**TASK STATEMENT:** Locate each line below that includes "Write" and reproduce it.

**DATASET CONTENT:**
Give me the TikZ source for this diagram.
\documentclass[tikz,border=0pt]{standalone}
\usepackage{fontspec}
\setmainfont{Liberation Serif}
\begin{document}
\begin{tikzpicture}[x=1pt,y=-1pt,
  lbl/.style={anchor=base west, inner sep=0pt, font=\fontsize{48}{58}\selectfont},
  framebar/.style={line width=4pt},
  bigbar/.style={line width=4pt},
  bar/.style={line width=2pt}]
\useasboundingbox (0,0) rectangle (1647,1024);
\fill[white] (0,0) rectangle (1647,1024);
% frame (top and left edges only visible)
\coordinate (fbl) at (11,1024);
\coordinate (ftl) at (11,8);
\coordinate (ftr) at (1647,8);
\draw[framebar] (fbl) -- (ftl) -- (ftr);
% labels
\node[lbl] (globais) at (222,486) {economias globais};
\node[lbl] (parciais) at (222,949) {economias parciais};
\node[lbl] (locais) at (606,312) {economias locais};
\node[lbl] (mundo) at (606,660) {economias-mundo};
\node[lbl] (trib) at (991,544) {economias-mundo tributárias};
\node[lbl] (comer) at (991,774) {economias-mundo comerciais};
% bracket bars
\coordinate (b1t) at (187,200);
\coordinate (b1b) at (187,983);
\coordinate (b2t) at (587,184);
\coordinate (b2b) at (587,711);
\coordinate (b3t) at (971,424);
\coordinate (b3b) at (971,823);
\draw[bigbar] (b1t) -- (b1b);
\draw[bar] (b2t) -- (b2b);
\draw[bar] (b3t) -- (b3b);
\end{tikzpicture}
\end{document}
==
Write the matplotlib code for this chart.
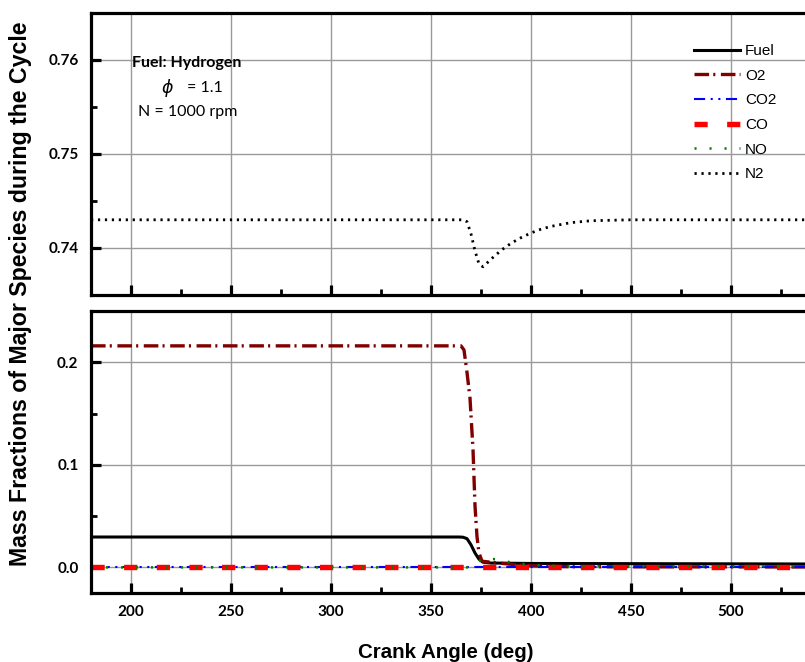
--
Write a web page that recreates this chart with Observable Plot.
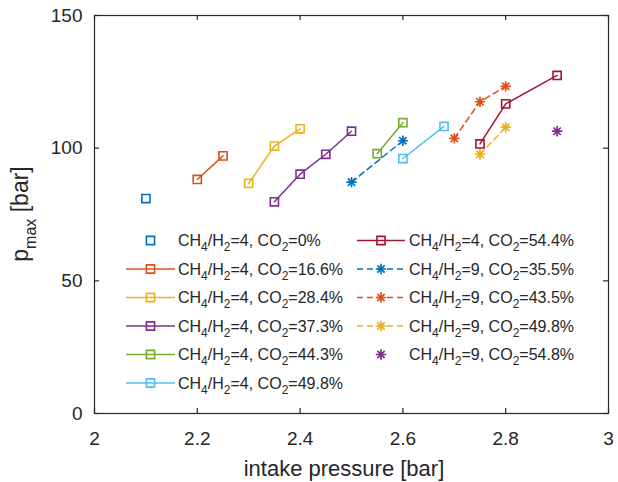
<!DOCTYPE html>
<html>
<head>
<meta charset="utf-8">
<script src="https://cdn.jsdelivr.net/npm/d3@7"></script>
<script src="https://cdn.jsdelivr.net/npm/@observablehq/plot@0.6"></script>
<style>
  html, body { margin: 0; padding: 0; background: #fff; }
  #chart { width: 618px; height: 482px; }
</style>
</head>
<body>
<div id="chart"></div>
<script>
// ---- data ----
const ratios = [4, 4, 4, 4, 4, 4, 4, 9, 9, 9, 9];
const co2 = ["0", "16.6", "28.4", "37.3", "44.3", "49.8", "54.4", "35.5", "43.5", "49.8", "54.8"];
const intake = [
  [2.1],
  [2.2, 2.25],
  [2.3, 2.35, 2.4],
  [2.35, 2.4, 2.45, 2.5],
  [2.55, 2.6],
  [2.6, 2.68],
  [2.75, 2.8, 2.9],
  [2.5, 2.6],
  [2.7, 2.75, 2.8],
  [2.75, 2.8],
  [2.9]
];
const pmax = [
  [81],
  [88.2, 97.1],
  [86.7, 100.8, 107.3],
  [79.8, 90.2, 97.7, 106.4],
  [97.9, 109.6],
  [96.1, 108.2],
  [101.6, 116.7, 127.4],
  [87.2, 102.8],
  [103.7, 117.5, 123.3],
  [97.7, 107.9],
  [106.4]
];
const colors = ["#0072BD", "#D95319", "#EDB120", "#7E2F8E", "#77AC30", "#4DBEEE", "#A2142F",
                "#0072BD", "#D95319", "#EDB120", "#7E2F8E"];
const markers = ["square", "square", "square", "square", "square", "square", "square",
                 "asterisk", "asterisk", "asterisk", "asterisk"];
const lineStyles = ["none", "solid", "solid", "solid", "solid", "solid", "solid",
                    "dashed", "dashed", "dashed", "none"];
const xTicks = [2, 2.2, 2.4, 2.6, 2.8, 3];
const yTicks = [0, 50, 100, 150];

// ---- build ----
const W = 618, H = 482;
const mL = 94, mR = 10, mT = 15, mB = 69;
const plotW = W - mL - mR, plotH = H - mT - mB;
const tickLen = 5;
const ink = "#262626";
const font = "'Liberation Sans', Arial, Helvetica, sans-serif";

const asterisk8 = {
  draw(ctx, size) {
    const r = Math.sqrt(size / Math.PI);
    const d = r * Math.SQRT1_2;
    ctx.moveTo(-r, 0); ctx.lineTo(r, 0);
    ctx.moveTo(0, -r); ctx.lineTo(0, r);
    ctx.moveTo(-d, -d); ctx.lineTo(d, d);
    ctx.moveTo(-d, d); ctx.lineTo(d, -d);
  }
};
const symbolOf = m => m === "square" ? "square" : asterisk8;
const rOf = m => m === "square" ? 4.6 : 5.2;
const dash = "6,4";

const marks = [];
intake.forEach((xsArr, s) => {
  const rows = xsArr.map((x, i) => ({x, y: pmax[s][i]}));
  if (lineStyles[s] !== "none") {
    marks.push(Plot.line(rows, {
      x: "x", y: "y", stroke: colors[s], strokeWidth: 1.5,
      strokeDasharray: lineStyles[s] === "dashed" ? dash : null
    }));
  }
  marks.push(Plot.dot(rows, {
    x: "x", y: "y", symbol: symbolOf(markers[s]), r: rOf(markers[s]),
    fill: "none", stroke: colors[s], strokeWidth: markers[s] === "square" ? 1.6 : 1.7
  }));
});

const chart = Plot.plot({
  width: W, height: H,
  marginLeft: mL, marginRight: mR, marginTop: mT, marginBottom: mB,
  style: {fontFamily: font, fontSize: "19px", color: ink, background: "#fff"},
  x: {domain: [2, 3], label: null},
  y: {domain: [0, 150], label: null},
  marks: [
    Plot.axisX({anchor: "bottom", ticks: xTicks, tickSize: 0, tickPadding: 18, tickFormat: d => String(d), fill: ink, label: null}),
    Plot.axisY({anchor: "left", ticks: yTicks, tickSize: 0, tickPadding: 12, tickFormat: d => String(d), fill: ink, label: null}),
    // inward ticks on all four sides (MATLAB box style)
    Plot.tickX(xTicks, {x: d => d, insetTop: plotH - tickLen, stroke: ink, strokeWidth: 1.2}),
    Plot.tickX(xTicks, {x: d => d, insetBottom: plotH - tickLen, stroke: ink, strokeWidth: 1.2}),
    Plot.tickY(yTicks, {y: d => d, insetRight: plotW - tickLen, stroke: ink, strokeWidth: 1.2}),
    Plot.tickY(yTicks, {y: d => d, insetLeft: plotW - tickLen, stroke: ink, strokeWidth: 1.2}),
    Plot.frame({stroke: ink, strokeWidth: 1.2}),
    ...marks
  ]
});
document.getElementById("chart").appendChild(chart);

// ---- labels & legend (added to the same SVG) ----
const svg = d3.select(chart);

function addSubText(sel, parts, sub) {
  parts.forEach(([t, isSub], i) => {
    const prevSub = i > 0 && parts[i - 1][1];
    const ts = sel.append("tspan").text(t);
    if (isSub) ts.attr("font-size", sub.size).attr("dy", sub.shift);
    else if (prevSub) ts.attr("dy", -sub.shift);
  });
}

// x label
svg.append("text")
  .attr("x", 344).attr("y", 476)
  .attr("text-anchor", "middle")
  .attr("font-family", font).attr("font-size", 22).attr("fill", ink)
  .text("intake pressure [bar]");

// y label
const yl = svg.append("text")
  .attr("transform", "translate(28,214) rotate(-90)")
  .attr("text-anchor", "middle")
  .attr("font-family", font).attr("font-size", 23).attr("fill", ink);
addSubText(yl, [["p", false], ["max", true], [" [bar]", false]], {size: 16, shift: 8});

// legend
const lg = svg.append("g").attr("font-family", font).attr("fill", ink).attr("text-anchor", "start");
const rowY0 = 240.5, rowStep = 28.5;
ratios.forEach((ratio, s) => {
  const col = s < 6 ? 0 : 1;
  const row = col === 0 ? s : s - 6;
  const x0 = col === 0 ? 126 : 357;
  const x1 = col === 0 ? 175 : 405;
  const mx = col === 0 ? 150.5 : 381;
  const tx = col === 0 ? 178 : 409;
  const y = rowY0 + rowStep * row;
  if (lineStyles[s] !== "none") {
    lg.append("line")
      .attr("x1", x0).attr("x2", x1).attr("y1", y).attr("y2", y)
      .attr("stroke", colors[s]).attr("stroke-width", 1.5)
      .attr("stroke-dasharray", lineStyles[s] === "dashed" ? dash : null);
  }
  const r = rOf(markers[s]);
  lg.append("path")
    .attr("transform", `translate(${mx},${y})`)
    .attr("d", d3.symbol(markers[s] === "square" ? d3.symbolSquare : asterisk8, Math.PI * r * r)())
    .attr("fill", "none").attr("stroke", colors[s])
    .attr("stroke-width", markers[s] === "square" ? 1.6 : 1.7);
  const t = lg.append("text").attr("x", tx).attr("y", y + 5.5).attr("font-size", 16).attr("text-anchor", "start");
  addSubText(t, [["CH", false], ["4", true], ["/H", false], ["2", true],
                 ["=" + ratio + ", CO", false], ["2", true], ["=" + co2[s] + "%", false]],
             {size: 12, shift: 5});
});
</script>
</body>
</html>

**OUTPUT FOR THIS EXERCISE:**
Write the matplotlib code for this chart.
Write a web page that recreates this chart with Observable Plot.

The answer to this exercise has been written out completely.